-- WHAT IS NEEDED --
Word for word, transcribe the lines below and drop the pictures.

-- SUPPLIED INFORMATION --

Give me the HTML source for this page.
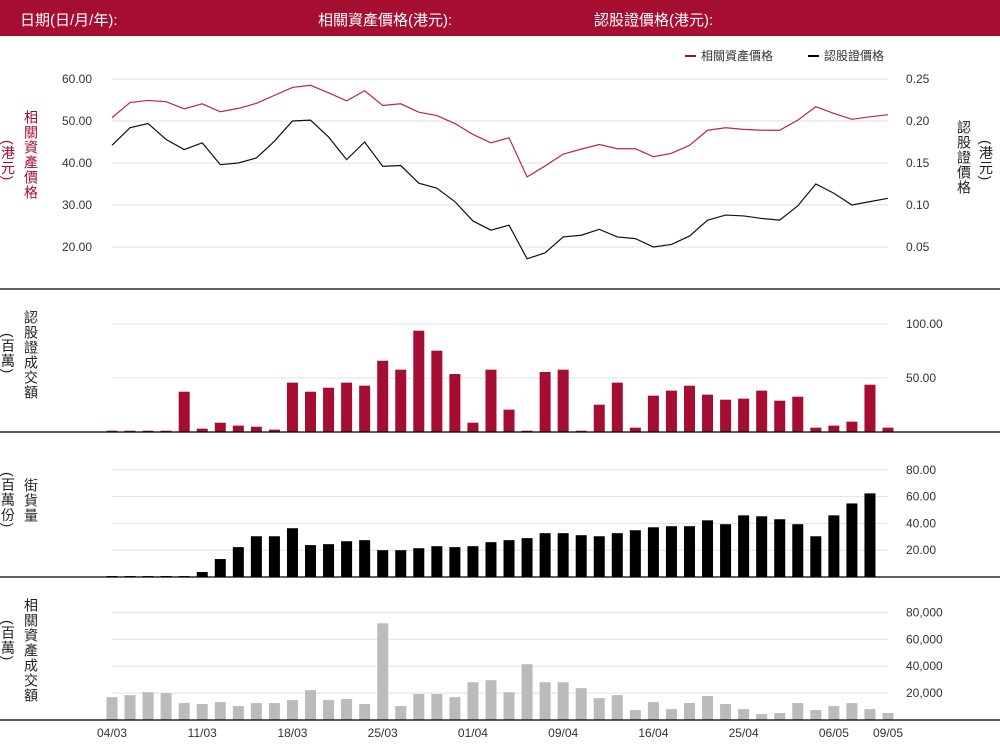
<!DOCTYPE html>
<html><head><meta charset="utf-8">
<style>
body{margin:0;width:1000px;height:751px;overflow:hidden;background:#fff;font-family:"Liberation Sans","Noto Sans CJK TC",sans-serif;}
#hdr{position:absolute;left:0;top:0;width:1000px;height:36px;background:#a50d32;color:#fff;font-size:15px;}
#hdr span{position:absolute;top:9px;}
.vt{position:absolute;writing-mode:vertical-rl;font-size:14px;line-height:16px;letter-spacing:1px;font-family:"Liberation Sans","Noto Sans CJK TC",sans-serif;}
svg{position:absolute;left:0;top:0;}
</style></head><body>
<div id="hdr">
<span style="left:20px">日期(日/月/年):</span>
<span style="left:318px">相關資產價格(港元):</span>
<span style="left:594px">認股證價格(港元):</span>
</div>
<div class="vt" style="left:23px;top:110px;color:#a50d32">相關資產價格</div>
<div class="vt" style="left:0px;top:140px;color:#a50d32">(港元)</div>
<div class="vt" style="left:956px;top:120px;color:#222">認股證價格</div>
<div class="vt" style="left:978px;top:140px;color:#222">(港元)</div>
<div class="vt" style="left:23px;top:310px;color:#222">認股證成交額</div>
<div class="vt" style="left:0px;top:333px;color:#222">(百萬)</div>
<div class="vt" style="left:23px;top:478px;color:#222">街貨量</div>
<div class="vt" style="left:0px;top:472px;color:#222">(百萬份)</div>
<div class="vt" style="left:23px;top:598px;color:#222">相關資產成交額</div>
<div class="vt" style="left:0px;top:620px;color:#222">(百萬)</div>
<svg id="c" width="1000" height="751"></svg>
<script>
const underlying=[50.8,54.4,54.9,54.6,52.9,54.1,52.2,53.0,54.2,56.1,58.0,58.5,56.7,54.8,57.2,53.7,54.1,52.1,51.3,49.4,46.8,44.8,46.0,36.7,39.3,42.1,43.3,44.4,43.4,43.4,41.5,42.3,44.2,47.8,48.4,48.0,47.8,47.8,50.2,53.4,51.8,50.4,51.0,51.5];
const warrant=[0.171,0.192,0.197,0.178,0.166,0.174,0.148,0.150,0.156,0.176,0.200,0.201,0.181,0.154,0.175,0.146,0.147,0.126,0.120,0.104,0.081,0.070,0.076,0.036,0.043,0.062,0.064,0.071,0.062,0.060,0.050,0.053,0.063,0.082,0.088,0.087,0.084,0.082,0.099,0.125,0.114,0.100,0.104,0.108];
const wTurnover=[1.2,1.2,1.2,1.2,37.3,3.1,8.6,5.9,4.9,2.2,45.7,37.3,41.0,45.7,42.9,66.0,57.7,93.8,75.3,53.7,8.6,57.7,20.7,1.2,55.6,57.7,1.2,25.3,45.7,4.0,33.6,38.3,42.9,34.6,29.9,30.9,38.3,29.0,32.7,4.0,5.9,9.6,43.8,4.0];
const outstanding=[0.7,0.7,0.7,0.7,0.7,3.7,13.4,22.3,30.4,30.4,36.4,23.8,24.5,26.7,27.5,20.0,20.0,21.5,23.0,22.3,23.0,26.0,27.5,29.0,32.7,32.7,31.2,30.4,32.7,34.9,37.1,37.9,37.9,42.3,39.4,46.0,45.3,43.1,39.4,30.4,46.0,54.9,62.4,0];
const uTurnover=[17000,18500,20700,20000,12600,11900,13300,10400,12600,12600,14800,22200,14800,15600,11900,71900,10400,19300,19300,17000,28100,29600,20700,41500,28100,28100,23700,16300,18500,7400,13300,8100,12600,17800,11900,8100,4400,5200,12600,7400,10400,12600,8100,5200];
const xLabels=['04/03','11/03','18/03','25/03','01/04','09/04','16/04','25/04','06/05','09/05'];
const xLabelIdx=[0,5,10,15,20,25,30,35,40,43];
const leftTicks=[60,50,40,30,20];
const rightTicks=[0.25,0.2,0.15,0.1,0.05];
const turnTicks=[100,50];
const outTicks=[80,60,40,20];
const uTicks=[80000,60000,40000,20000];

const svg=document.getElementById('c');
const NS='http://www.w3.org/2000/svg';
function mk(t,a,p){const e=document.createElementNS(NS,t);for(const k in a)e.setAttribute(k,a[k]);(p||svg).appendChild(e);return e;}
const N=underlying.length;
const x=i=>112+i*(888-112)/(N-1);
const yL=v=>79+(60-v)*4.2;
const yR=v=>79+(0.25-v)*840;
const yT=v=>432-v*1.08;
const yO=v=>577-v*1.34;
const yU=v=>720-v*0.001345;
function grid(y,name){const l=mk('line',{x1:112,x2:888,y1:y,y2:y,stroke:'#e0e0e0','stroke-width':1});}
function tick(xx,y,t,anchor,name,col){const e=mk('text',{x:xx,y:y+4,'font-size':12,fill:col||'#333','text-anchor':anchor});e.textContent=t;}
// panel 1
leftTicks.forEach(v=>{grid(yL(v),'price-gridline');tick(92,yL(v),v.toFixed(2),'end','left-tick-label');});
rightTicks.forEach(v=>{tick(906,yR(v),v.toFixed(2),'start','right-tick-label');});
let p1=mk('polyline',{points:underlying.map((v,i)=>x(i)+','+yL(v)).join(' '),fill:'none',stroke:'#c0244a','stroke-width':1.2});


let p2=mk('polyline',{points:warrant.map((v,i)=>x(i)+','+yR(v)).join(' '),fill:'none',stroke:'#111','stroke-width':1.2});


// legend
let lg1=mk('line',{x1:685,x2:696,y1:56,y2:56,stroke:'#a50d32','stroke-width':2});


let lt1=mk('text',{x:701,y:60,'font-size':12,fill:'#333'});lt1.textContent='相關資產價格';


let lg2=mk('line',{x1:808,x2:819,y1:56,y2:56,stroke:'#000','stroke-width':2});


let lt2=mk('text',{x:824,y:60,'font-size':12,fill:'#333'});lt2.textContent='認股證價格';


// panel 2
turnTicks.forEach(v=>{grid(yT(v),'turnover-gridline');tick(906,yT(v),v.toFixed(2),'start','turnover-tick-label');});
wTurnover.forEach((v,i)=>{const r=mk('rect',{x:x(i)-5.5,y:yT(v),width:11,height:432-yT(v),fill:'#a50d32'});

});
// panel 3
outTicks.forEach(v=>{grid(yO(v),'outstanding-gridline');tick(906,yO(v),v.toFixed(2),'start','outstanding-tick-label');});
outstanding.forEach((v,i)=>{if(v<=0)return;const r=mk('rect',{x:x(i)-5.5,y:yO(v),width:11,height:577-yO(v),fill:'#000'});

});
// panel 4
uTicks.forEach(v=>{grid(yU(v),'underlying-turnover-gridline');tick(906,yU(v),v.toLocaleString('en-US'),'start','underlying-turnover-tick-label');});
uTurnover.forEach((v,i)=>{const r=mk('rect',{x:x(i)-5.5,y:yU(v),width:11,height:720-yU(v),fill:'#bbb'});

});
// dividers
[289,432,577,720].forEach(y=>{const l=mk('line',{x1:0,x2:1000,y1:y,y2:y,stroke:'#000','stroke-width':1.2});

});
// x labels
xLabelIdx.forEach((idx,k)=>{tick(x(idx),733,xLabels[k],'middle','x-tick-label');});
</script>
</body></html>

-- FULL SOLUTION --
Give me the HTML source for this page.
<!DOCTYPE html>
<html><head><meta charset="utf-8">
<style>
body{margin:0;width:1000px;height:751px;overflow:hidden;background:#fff;font-family:"Liberation Sans","Noto Sans CJK TC",sans-serif;}
#hdr{position:absolute;left:0;top:0;width:1000px;height:36px;background:#a50d32;color:#fff;font-size:15px;}
#hdr span{position:absolute;top:9px;}
.vt{position:absolute;writing-mode:vertical-rl;font-size:14px;line-height:16px;letter-spacing:1px;font-family:"Liberation Sans","Noto Sans CJK TC",sans-serif;}
svg{position:absolute;left:0;top:0;}
</style></head><body>
<div id="hdr">
<span style="left:20px">日期(日/月/年):</span>
<span style="left:318px">相關資產價格(港元):</span>
<span style="left:594px">認股證價格(港元):</span>
</div>
<div class="vt" style="left:23px;top:110px;color:#a50d32">相關資產價格</div>
<div class="vt" style="left:0px;top:140px;color:#a50d32">(港元)</div>
<div class="vt" style="left:956px;top:120px;color:#222">認股證價格</div>
<div class="vt" style="left:978px;top:140px;color:#222">(港元)</div>
<div class="vt" style="left:23px;top:310px;color:#222">認股證成交額</div>
<div class="vt" style="left:0px;top:333px;color:#222">(百萬)</div>
<div class="vt" style="left:23px;top:478px;color:#222">街貨量</div>
<div class="vt" style="left:0px;top:472px;color:#222">(百萬份)</div>
<div class="vt" style="left:23px;top:598px;color:#222">相關資產成交額</div>
<div class="vt" style="left:0px;top:620px;color:#222">(百萬)</div>
<svg id="c" width="1000" height="751"></svg>
<script>
const underlying=[50.8,54.4,54.9,54.6,52.9,54.1,52.2,53.0,54.2,56.1,58.0,58.5,56.7,54.8,57.2,53.7,54.1,52.1,51.3,49.4,46.8,44.8,46.0,36.7,39.3,42.1,43.3,44.4,43.4,43.4,41.5,42.3,44.2,47.8,48.4,48.0,47.8,47.8,50.2,53.4,51.8,50.4,51.0,51.5];
const warrant=[0.171,0.192,0.197,0.178,0.166,0.174,0.148,0.150,0.156,0.176,0.200,0.201,0.181,0.154,0.175,0.146,0.147,0.126,0.120,0.104,0.081,0.070,0.076,0.036,0.043,0.062,0.064,0.071,0.062,0.060,0.050,0.053,0.063,0.082,0.088,0.087,0.084,0.082,0.099,0.125,0.114,0.100,0.104,0.108];
const wTurnover=[1.2,1.2,1.2,1.2,37.3,3.1,8.6,5.9,4.9,2.2,45.7,37.3,41.0,45.7,42.9,66.0,57.7,93.8,75.3,53.7,8.6,57.7,20.7,1.2,55.6,57.7,1.2,25.3,45.7,4.0,33.6,38.3,42.9,34.6,29.9,30.9,38.3,29.0,32.7,4.0,5.9,9.6,43.8,4.0];
const outstanding=[0.7,0.7,0.7,0.7,0.7,3.7,13.4,22.3,30.4,30.4,36.4,23.8,24.5,26.7,27.5,20.0,20.0,21.5,23.0,22.3,23.0,26.0,27.5,29.0,32.7,32.7,31.2,30.4,32.7,34.9,37.1,37.9,37.9,42.3,39.4,46.0,45.3,43.1,39.4,30.4,46.0,54.9,62.4,0];
const uTurnover=[17000,18500,20700,20000,12600,11900,13300,10400,12600,12600,14800,22200,14800,15600,11900,71900,10400,19300,19300,17000,28100,29600,20700,41500,28100,28100,23700,16300,18500,7400,13300,8100,12600,17800,11900,8100,4400,5200,12600,7400,10400,12600,8100,5200];
const xLabels=['04/03','11/03','18/03','25/03','01/04','09/04','16/04','25/04','06/05','09/05'];
const xLabelIdx=[0,5,10,15,20,25,30,35,40,43];
const leftTicks=[60,50,40,30,20];
const rightTicks=[0.25,0.2,0.15,0.1,0.05];
const turnTicks=[100,50];
const outTicks=[80,60,40,20];
const uTicks=[80000,60000,40000,20000];

const svg=document.getElementById('c');
const NS='http://www.w3.org/2000/svg';
function mk(t,a,p){const e=document.createElementNS(NS,t);for(const k in a)e.setAttribute(k,a[k]);(p||svg).appendChild(e);return e;}
const N=underlying.length;
const x=i=>112+i*(888-112)/(N-1);
const yL=v=>79+(60-v)*4.2;
const yR=v=>79+(0.25-v)*840;
const yT=v=>432-v*1.08;
const yO=v=>577-v*1.34;
const yU=v=>720-v*0.001345;
function grid(y,name){const l=mk('line',{x1:112,x2:888,y1:y,y2:y,stroke:'#e0e0e0','stroke-width':1});}
function tick(xx,y,t,anchor,name,col){const e=mk('text',{x:xx,y:y+4,'font-size':12,fill:col||'#333','text-anchor':anchor});e.textContent=t;}
// panel 1
leftTicks.forEach(v=>{grid(yL(v),'price-gridline');tick(92,yL(v),v.toFixed(2),'end','left-tick-label');});
rightTicks.forEach(v=>{tick(906,yR(v),v.toFixed(2),'start','right-tick-label');});
let p1=mk('polyline',{points:underlying.map((v,i)=>x(i)+','+yL(v)).join(' '),fill:'none',stroke:'#c0244a','stroke-width':1.2});


let p2=mk('polyline',{points:warrant.map((v,i)=>x(i)+','+yR(v)).join(' '),fill:'none',stroke:'#111','stroke-width':1.2});


// legend
let lg1=mk('line',{x1:685,x2:696,y1:56,y2:56,stroke:'#a50d32','stroke-width':2});


let lt1=mk('text',{x:701,y:60,'font-size':12,fill:'#333'});lt1.textContent='相關資產價格';


let lg2=mk('line',{x1:808,x2:819,y1:56,y2:56,stroke:'#000','stroke-width':2});


let lt2=mk('text',{x:824,y:60,'font-size':12,fill:'#333'});lt2.textContent='認股證價格';


// panel 2
turnTicks.forEach(v=>{grid(yT(v),'turnover-gridline');tick(906,yT(v),v.toFixed(2),'start','turnover-tick-label');});
wTurnover.forEach((v,i)=>{const r=mk('rect',{x:x(i)-5.5,y:yT(v),width:11,height:432-yT(v),fill:'#a50d32'});

});
// panel 3
outTicks.forEach(v=>{grid(yO(v),'outstanding-gridline');tick(906,yO(v),v.toFixed(2),'start','outstanding-tick-label');});
outstanding.forEach((v,i)=>{if(v<=0)return;const r=mk('rect',{x:x(i)-5.5,y:yO(v),width:11,height:577-yO(v),fill:'#000'});

});
// panel 4
uTicks.forEach(v=>{grid(yU(v),'underlying-turnover-gridline');tick(906,yU(v),v.toLocaleString('en-US'),'start','underlying-turnover-tick-label');});
uTurnover.forEach((v,i)=>{const r=mk('rect',{x:x(i)-5.5,y:yU(v),width:11,height:720-yU(v),fill:'#bbb'});

});
// dividers
[289,432,577,720].forEach(y=>{const l=mk('line',{x1:0,x2:1000,y1:y,y2:y,stroke:'#000','stroke-width':1.2});

});
// x labels
xLabelIdx.forEach((idx,k)=>{tick(x(idx),733,xLabels[k],'middle','x-tick-label');});
</script>
</body></html>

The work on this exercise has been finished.